__Required task__.
Exactly repeat the material, dropping only the pictures.

__Information shown__.
──────

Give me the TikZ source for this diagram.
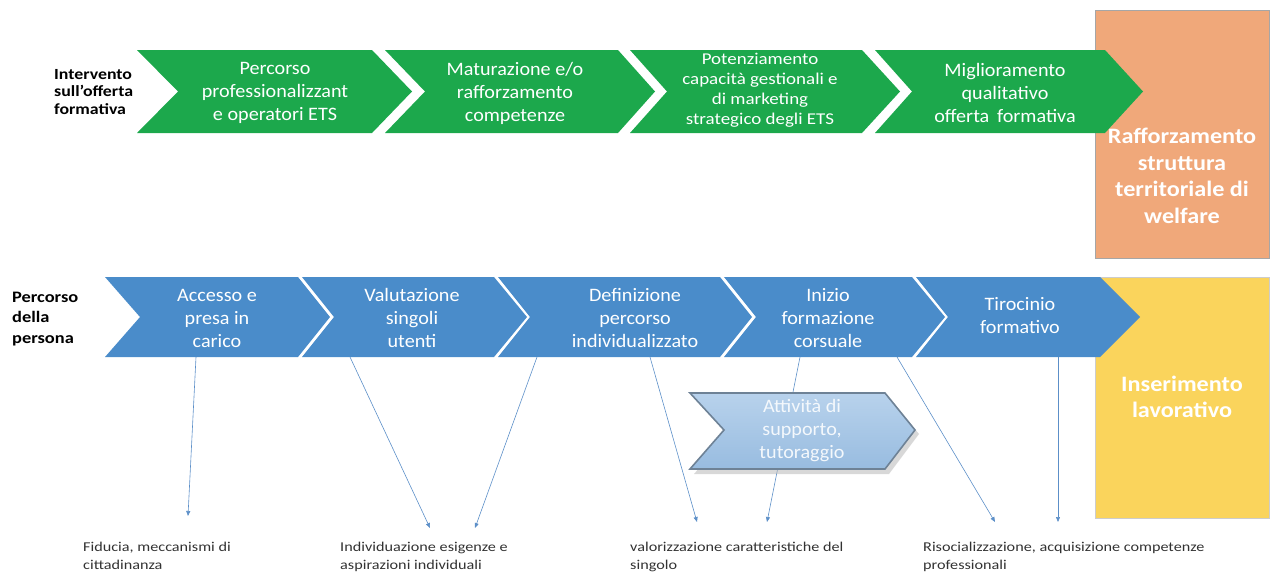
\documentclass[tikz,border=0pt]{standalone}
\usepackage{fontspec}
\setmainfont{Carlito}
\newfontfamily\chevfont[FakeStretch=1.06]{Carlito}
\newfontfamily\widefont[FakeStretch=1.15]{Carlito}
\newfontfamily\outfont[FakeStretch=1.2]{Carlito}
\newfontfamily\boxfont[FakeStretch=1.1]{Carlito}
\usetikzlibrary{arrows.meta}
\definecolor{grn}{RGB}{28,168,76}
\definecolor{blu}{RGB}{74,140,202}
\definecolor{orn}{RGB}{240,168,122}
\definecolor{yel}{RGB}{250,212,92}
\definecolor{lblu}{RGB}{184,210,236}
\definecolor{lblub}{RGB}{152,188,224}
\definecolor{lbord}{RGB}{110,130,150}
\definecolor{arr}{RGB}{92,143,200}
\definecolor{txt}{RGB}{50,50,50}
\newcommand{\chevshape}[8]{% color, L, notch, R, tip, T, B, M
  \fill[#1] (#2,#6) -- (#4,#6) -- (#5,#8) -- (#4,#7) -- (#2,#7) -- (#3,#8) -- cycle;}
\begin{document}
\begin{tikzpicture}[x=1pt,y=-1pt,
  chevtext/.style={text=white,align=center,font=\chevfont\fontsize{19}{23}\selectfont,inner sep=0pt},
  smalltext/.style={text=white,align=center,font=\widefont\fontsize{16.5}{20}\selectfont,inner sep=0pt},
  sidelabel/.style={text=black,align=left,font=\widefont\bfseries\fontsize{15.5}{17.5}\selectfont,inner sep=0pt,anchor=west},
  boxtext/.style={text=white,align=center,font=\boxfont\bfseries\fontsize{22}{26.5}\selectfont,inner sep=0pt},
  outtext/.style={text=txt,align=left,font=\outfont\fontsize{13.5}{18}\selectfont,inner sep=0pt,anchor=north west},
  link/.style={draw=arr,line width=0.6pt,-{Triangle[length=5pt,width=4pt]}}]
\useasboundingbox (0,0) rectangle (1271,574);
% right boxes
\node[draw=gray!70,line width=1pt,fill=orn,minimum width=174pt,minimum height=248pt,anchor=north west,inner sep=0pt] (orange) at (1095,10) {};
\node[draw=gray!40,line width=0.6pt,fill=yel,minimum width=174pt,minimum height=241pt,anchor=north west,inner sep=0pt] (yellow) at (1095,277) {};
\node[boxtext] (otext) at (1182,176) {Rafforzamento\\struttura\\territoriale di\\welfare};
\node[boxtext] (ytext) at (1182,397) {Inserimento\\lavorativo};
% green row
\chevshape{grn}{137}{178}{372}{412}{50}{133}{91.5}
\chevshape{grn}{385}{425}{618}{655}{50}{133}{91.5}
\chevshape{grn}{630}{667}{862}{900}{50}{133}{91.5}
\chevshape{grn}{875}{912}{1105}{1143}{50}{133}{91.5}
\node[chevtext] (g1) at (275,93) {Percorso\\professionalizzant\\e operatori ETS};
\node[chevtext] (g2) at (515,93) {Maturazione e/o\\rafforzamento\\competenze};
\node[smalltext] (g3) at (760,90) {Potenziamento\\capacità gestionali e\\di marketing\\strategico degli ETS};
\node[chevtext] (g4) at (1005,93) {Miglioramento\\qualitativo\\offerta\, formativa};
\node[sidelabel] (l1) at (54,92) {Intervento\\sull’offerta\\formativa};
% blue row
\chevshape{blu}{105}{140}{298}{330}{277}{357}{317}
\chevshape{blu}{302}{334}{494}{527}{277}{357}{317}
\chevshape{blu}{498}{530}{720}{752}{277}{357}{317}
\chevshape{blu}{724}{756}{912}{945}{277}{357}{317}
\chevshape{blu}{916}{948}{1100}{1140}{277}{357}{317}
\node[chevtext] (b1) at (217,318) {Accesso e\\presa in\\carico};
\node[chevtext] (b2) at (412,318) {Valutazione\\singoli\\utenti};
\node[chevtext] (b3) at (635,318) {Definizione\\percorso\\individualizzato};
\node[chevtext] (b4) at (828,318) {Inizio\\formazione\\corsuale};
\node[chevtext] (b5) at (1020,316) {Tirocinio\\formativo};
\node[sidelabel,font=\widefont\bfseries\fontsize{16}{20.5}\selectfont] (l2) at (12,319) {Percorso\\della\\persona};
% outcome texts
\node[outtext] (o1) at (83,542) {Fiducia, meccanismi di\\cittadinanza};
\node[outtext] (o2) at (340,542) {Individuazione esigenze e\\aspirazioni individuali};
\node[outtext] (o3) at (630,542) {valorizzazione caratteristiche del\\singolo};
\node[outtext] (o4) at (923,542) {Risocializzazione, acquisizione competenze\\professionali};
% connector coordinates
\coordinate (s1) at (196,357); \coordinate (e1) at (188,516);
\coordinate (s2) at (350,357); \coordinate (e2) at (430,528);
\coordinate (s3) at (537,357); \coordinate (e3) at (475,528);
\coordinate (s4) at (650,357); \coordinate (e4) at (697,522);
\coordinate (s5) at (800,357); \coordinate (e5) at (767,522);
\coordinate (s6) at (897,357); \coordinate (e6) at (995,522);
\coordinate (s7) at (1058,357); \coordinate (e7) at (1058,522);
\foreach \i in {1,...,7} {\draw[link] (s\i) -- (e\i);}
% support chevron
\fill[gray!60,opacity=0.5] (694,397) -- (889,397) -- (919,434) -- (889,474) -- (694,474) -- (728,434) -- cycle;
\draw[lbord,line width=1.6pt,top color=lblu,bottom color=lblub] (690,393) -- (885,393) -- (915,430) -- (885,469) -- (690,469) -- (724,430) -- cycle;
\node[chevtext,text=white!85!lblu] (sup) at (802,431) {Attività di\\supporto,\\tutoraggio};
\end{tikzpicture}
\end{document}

──────

__Worked solution__.
Give me the TikZ source for this diagram.
\documentclass[tikz,border=0pt]{standalone}
\usepackage{fontspec}
\setmainfont{Carlito}
\newfontfamily\chevfont[FakeStretch=1.06]{Carlito}
\newfontfamily\widefont[FakeStretch=1.15]{Carlito}
\newfontfamily\outfont[FakeStretch=1.2]{Carlito}
\newfontfamily\boxfont[FakeStretch=1.1]{Carlito}
\usetikzlibrary{arrows.meta}
\definecolor{grn}{RGB}{28,168,76}
\definecolor{blu}{RGB}{74,140,202}
\definecolor{orn}{RGB}{240,168,122}
\definecolor{yel}{RGB}{250,212,92}
\definecolor{lblu}{RGB}{184,210,236}
\definecolor{lblub}{RGB}{152,188,224}
\definecolor{lbord}{RGB}{110,130,150}
\definecolor{arr}{RGB}{92,143,200}
\definecolor{txt}{RGB}{50,50,50}
\newcommand{\chevshape}[8]{% color, L, notch, R, tip, T, B, M
  \fill[#1] (#2,#6) -- (#4,#6) -- (#5,#8) -- (#4,#7) -- (#2,#7) -- (#3,#8) -- cycle;}
\begin{document}
\begin{tikzpicture}[x=1pt,y=-1pt,
  chevtext/.style={text=white,align=center,font=\chevfont\fontsize{19}{23}\selectfont,inner sep=0pt},
  smalltext/.style={text=white,align=center,font=\widefont\fontsize{16.5}{20}\selectfont,inner sep=0pt},
  sidelabel/.style={text=black,align=left,font=\widefont\bfseries\fontsize{15.5}{17.5}\selectfont,inner sep=0pt,anchor=west},
  boxtext/.style={text=white,align=center,font=\boxfont\bfseries\fontsize{22}{26.5}\selectfont,inner sep=0pt},
  outtext/.style={text=txt,align=left,font=\outfont\fontsize{13.5}{18}\selectfont,inner sep=0pt,anchor=north west},
  link/.style={draw=arr,line width=0.6pt,-{Triangle[length=5pt,width=4pt]}}]
\useasboundingbox (0,0) rectangle (1271,574);
% right boxes
\node[draw=gray!70,line width=1pt,fill=orn,minimum width=174pt,minimum height=248pt,anchor=north west,inner sep=0pt] (orange) at (1095,10) {};
\node[draw=gray!40,line width=0.6pt,fill=yel,minimum width=174pt,minimum height=241pt,anchor=north west,inner sep=0pt] (yellow) at (1095,277) {};
\node[boxtext] (otext) at (1182,176) {Rafforzamento\\struttura\\territoriale di\\welfare};
\node[boxtext] (ytext) at (1182,397) {Inserimento\\lavorativo};
% green row
\chevshape{grn}{137}{178}{372}{412}{50}{133}{91.5}
\chevshape{grn}{385}{425}{618}{655}{50}{133}{91.5}
\chevshape{grn}{630}{667}{862}{900}{50}{133}{91.5}
\chevshape{grn}{875}{912}{1105}{1143}{50}{133}{91.5}
\node[chevtext] (g1) at (275,93) {Percorso\\professionalizzant\\e operatori ETS};
\node[chevtext] (g2) at (515,93) {Maturazione e/o\\rafforzamento\\competenze};
\node[smalltext] (g3) at (760,90) {Potenziamento\\capacità gestionali e\\di marketing\\strategico degli ETS};
\node[chevtext] (g4) at (1005,93) {Miglioramento\\qualitativo\\offerta\, formativa};
\node[sidelabel] (l1) at (54,92) {Intervento\\sull’offerta\\formativa};
% blue row
\chevshape{blu}{105}{140}{298}{330}{277}{357}{317}
\chevshape{blu}{302}{334}{494}{527}{277}{357}{317}
\chevshape{blu}{498}{530}{720}{752}{277}{357}{317}
\chevshape{blu}{724}{756}{912}{945}{277}{357}{317}
\chevshape{blu}{916}{948}{1100}{1140}{277}{357}{317}
\node[chevtext] (b1) at (217,318) {Accesso e\\presa in\\carico};
\node[chevtext] (b2) at (412,318) {Valutazione\\singoli\\utenti};
\node[chevtext] (b3) at (635,318) {Definizione\\percorso\\individualizzato};
\node[chevtext] (b4) at (828,318) {Inizio\\formazione\\corsuale};
\node[chevtext] (b5) at (1020,316) {Tirocinio\\formativo};
\node[sidelabel,font=\widefont\bfseries\fontsize{16}{20.5}\selectfont] (l2) at (12,319) {Percorso\\della\\persona};
% outcome texts
\node[outtext] (o1) at (83,542) {Fiducia, meccanismi di\\cittadinanza};
\node[outtext] (o2) at (340,542) {Individuazione esigenze e\\aspirazioni individuali};
\node[outtext] (o3) at (630,542) {valorizzazione caratteristiche del\\singolo};
\node[outtext] (o4) at (923,542) {Risocializzazione, acquisizione competenze\\professionali};
% connector coordinates
\coordinate (s1) at (196,357); \coordinate (e1) at (188,516);
\coordinate (s2) at (350,357); \coordinate (e2) at (430,528);
\coordinate (s3) at (537,357); \coordinate (e3) at (475,528);
\coordinate (s4) at (650,357); \coordinate (e4) at (697,522);
\coordinate (s5) at (800,357); \coordinate (e5) at (767,522);
\coordinate (s6) at (897,357); \coordinate (e6) at (995,522);
\coordinate (s7) at (1058,357); \coordinate (e7) at (1058,522);
\foreach \i in {1,...,7} {\draw[link] (s\i) -- (e\i);}
% support chevron
\fill[gray!60,opacity=0.5] (694,397) -- (889,397) -- (919,434) -- (889,474) -- (694,474) -- (728,434) -- cycle;
\draw[lbord,line width=1.6pt,top color=lblu,bottom color=lblub] (690,393) -- (885,393) -- (915,430) -- (885,469) -- (690,469) -- (724,430) -- cycle;
\node[chevtext,text=white!85!lblu] (sup) at (802,431) {Attività di\\supporto,\\tutoraggio};
\end{tikzpicture}
\end{document}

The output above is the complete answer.